**SUPPLIED MATERIAL**
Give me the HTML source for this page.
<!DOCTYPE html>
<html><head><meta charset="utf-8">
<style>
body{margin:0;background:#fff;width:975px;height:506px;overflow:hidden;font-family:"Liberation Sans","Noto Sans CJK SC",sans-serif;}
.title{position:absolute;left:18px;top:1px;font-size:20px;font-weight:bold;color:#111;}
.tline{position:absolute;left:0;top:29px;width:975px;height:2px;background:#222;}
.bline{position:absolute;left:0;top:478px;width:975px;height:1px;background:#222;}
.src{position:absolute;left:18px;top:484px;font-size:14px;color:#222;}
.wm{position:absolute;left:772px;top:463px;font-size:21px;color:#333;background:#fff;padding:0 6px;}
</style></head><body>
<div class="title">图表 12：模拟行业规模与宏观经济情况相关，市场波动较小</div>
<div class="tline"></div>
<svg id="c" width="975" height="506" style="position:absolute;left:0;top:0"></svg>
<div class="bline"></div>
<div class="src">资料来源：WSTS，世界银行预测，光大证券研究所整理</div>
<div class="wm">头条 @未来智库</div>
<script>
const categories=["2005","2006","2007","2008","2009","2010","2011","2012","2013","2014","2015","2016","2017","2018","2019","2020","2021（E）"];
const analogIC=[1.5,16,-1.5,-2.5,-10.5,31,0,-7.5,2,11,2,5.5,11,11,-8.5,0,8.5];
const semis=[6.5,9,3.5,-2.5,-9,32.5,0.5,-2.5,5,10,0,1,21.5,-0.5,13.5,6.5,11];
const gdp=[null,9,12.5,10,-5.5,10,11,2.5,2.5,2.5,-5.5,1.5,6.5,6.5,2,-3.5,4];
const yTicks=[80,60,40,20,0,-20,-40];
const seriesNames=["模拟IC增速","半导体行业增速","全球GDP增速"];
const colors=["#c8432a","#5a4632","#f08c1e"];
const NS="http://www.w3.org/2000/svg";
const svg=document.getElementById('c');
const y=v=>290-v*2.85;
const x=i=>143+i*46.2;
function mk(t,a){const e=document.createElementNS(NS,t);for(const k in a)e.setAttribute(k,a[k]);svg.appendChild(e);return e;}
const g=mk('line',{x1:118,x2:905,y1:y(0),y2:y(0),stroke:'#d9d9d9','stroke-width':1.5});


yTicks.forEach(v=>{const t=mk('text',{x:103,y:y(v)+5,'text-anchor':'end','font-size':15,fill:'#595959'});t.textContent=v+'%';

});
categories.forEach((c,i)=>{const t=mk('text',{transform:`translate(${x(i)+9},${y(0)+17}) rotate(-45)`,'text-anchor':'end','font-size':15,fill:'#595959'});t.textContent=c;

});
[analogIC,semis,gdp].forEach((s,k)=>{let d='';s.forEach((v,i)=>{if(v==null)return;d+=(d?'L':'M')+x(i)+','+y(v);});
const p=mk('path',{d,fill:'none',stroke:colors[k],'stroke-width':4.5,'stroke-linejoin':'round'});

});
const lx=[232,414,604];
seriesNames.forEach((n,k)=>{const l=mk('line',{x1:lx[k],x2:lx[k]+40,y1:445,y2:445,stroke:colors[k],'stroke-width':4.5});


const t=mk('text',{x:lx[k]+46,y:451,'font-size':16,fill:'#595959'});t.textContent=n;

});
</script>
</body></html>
---
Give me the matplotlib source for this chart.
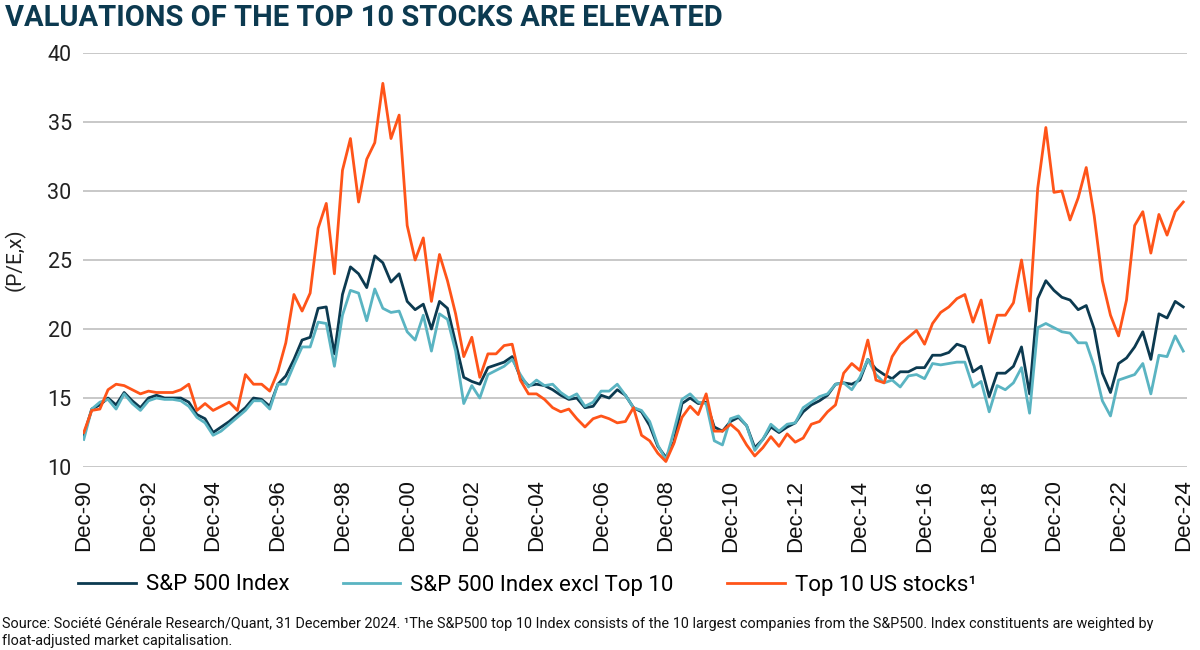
...
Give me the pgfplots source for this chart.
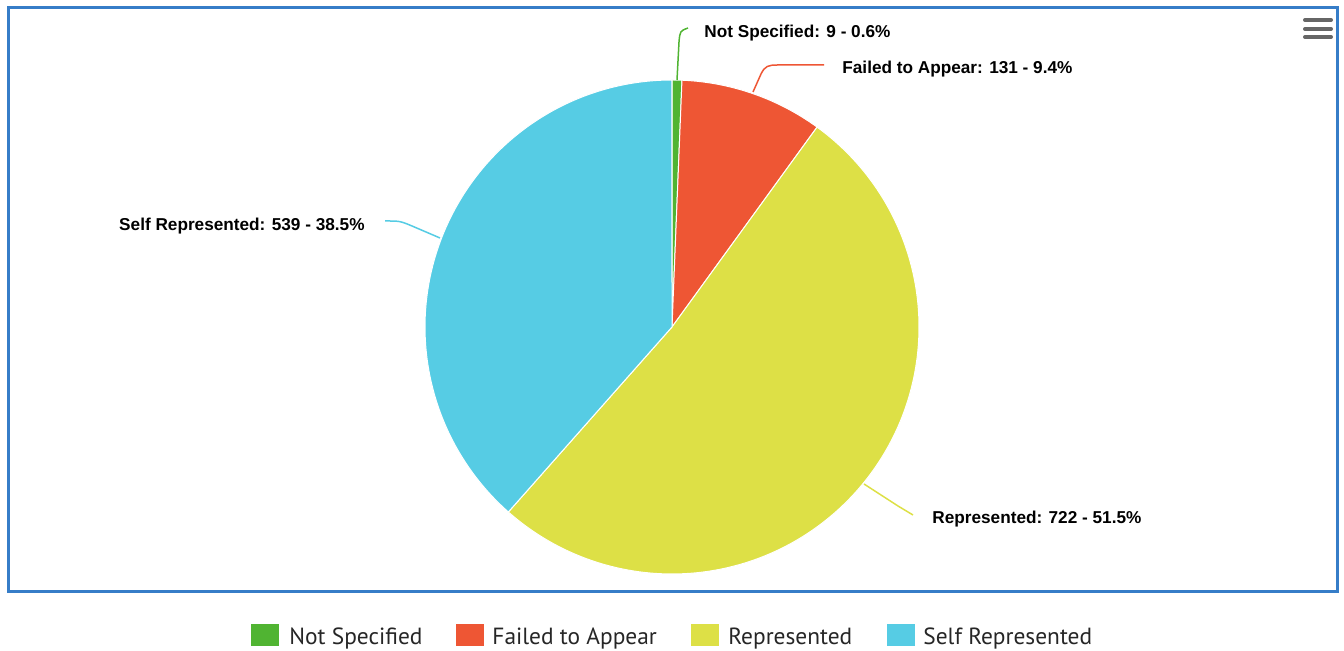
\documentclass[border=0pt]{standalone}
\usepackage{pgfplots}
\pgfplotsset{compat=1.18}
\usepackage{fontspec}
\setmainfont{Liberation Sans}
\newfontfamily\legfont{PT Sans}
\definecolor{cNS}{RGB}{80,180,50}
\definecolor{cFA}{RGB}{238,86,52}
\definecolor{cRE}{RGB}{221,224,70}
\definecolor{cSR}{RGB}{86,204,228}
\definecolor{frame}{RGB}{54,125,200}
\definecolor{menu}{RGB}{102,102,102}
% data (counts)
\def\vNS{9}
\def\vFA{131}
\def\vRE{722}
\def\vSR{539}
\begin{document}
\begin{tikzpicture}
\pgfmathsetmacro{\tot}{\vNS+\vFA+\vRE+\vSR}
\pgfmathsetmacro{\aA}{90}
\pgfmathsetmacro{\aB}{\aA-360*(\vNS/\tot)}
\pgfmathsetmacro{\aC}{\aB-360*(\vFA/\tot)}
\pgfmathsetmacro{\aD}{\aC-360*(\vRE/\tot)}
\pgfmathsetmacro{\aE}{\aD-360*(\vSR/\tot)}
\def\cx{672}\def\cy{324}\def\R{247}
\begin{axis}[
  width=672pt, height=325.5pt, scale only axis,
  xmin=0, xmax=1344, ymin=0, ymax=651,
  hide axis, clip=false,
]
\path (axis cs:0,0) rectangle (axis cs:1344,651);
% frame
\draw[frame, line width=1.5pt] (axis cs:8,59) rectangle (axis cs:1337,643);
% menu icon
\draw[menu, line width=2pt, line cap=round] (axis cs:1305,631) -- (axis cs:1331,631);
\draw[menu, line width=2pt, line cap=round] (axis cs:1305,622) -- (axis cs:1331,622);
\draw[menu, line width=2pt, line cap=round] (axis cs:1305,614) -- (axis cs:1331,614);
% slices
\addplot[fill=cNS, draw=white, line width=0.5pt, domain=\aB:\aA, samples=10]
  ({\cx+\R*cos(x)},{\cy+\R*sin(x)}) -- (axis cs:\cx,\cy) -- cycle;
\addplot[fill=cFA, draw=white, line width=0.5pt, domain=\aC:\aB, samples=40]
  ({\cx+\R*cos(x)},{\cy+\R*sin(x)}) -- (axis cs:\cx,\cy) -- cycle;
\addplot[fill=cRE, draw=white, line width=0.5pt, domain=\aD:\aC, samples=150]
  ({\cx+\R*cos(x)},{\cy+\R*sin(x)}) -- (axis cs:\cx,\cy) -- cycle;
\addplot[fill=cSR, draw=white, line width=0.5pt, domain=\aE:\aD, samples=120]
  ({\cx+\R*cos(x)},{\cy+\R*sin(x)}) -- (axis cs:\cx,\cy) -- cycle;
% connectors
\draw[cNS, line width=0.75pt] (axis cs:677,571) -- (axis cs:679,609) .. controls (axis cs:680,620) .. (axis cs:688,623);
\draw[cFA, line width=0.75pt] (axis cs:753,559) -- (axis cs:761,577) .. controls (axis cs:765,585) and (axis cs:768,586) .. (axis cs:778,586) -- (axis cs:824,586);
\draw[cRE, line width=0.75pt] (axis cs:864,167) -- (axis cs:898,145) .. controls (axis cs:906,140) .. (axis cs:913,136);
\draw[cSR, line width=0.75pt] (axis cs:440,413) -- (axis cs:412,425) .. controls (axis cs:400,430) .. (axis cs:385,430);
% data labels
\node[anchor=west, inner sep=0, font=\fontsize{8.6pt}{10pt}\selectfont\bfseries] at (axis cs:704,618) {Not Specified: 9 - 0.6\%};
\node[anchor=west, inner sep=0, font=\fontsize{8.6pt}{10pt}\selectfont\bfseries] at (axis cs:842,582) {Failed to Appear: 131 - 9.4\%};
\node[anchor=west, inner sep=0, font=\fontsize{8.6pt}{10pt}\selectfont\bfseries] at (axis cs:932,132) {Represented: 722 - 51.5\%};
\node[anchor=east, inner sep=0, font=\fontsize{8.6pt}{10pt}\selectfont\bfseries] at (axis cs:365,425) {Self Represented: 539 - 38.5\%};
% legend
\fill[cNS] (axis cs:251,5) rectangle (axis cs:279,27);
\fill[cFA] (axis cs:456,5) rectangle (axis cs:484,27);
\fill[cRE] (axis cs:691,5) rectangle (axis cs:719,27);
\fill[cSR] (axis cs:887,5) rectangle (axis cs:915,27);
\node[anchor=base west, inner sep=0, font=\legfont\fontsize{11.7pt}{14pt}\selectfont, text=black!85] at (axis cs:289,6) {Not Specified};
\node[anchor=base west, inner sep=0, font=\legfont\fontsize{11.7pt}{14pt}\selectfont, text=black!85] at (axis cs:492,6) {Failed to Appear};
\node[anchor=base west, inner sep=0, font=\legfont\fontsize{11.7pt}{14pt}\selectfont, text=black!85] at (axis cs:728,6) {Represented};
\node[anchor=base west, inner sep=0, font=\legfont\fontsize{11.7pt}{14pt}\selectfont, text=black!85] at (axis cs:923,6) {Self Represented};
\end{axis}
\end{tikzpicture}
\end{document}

**PROBLEM DETAILS**
Return only those lines of the records that contain the string "chart".

**IN RESPONSE**
Give me the matplotlib source for this chart.
Give me the pgfplots source for this chart.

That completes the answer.